I finally had to go back downstairs and get back into the game.  We still had tons of stuff to move, and the piles were taunting me.

I found myself in a classic "How do you eat an elephant?" moment.  The job was large and intimidating, as if I was sitting at the dinner table with a pachyderm on my plate.  It would take perseverance to finish.  "One bite at a time," I'd tell myself.  "One bite at a time."

One wheelbarrow at a time shrank the pile of rubble inside, and grew the ones outside.  Each wheelbarrow seemed to hurt more than the one before.

We worked through lunch and finished our part of the job in about five hours.  I didn't try to take the Tyvek off the same way it went on.  I took a Leatherman tool and slit the suit up the side and let it drop to the ground.  Then I unceremoniously pitched it onto pile number one, quietly thanking it for protecting my life.

As we drove away, the GPS lady spouting directions once again, I still wondered about Bri.

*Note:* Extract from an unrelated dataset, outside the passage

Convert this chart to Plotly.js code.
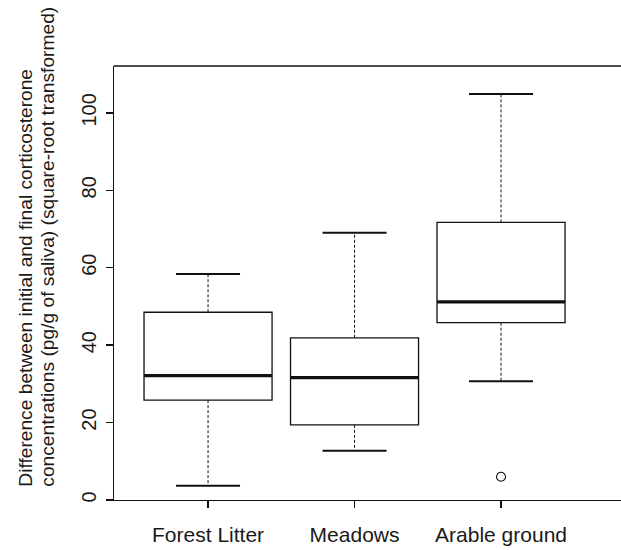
<!DOCTYPE html>
<html><head><meta charset="utf-8">
<script src="https://cdn.plot.ly/plotly-3.0.1.min.js"></script>
<style>html,body{margin:0;padding:0;overflow:hidden;background:#fff}</style>
</head><body><div id="chart" style="width:621px;height:550px"></div>
<script>
// ---- data ----
const categories = ["Forest Litter", "Meadows", "Arable ground"];
const lowerWhisker = [3.7, 12.7, 30.7];
const q1 = [25.8, 19.4, 45.8];
const median = [32.1, 31.6, 51.2];
const q3 = [48.5, 41.9, 71.7];
const upperWhisker = [58.4, 69.0, 104.9];
const outlierGroup = ["Arable ground"];
const outlierValue = [6.0];
const yTickValues = [0, 20, 40, 60, 80, 100];
const yTitleLines = [
  "Difference between initial and final corticosterone",
  "concentrations (pg/g of saliva) (square-root transformed)"
];

// ---- style constants ----
const FONT = "Liberation Sans, Arial, Helvetica, sans-serif";
const INK = "#111111";
const TEXT = "#1a1a1a";
const BOX_W = 0.874;
const CAP_W = 0.437;

const pos = categories.map((c, i) => i);

const boxTrace = {
  type: "box",
  x: pos,
  q1: q1, median: median, q3: q3,
  lowerfence: q1, upperfence: q3,
  width: BOX_W,
  whiskerwidth: 0,
  boxpoints: false,
  fillcolor: "#ffffff",
  line: {color: INK, width: 1.3},
  hoverinfo: "skip",
  showlegend: false
};

// dashed whiskers
const wx = [], wy = [];
pos.forEach((p, i) => {
  wx.push(p, p, null, p, p, null);
  wy.push(q3[i], upperWhisker[i], null, q1[i], lowerWhisker[i], null);
});
const whiskerTrace = {
  type: "scatter", mode: "lines", x: wx, y: wy,
  line: {color: INK, width: 1, dash: "3px,2px"},
  hoverinfo: "skip", showlegend: false
};

// whisker caps
const cx = [], cy = [];
pos.forEach((p, i) => {
  cx.push(p - CAP_W / 2, p + CAP_W / 2, null, p - CAP_W / 2, p + CAP_W / 2, null);
  cy.push(upperWhisker[i], upperWhisker[i], null, lowerWhisker[i], lowerWhisker[i], null);
});
const capTrace = {
  type: "scatter", mode: "lines", x: cx, y: cy,
  line: {color: INK, width: 2},
  hoverinfo: "skip", showlegend: false
};

// thick medians
const mx = [], my = [];
pos.forEach((p, i) => {
  mx.push(p - BOX_W / 2, p + BOX_W / 2, null);
  my.push(median[i], median[i], null);
});
const medianTrace = {
  type: "scatter", mode: "lines", x: mx, y: my,
  line: {color: INK, width: 3.2},
  hoverinfo: "skip", showlegend: false
};

const outlierTrace = {
  type: "scatter", mode: "markers",
  x: outlierGroup.map(g => categories.indexOf(g)),
  y: outlierValue,
  marker: {symbol: "circle-open", size: 9, color: INK, line: {width: 1.1}},
  hoverinfo: "skip", showlegend: false
};

// y-axis title as two rotated lines, both starting at the same bottom point (as in the reference)
const PLOT_L = 114, PLOT_W = 507;
const titleX = [26, 48];          // pixel centres of the two lines
const titleAnnotations = yTitleLines.map((t, i) => ({
  text: t, textangle: -90, showarrow: false,
  xref: "paper", yref: "paper",
  x: (titleX[i] - PLOT_L) / PLOT_W, y: 0.026,
  xanchor: "center", yanchor: "bottom",
  font: {family: FONT, size: 19.2, color: TEXT}
}));

const layout = {
  width: 621, height: 550,
  margin: {l: 114, r: 0, t: 66, b: 50},
  paper_bgcolor: "#ffffff", plot_bgcolor: "#ffffff",
  font: {family: FONT, size: 21, color: TEXT},
  showlegend: false,
  xaxis: {
    type: "linear",
    range: [-0.642, 2.819],
    tickmode: "array", tickvals: pos, ticktext: categories,
    ticks: "outside", ticklen: 7, tickwidth: 1.3, tickcolor: INK,
    ticklabelstandoff: 8,
    showline: true, linecolor: INK, linewidth: 1.3,
    showgrid: false, zeroline: false,
    tickfont: {family: FONT, size: 21, color: TEXT}
  },
  yaxis: {
    range: [0, 112.1],
    tickmode: "array", tickvals: yTickValues,
    ticks: "outside", ticklen: 7, tickwidth: 1.3, tickcolor: INK,
    tickangle: -90, ticklabelstandoff: 2,
    showline: true, linecolor: INK, linewidth: 1.3,
    showgrid: false, zeroline: false,
    tickfont: {family: FONT, size: 20, color: TEXT}
  },
  annotations: titleAnnotations,
  shapes: [{
    type: "line", xref: "paper", yref: "paper", x0: 0, x1: 1, y0: 1, y1: 1,
    line: {color: INK, width: 1.3}
  }]
};

Plotly.newPlot("chart", [boxTrace, whiskerTrace, capTrace, medianTrace, outlierTrace], layout,
  {displayModeBar: false, staticPlot: true});
</script>
</body></html>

Thousands evacuated before the storm.  Thousands more ran away from the levee breaks and flooding.  Thousands have never come back, nor will they.

New Orleans is a shell of its former self.  Right now -- only 18 months after the storm -- pain and suffering marinate this place.  I think in ten years or so, it will be back to normal.  I don't know what it will look like then, but I'm sure it will be wonderful.

When that happens, I hope Bri can come back, along with her sibling and everyone else who used to live in this place with her.  Then they can swap stories over steaming bowls of gumbo, or maybe some coffee so strong it'll melt your fillings at Cafe du Monde.  They'll talk about the how bad things were in '05, and how great things will be.

I don't know Bri.  But I sure hope she made it.

The group from Epworth United Methodist Church worked under the auspices of the United Methodist Committee on Relief and the Eastbank Storm Station in New Orleans, part of the Louisiana United Methodist Disaster Response Ministry.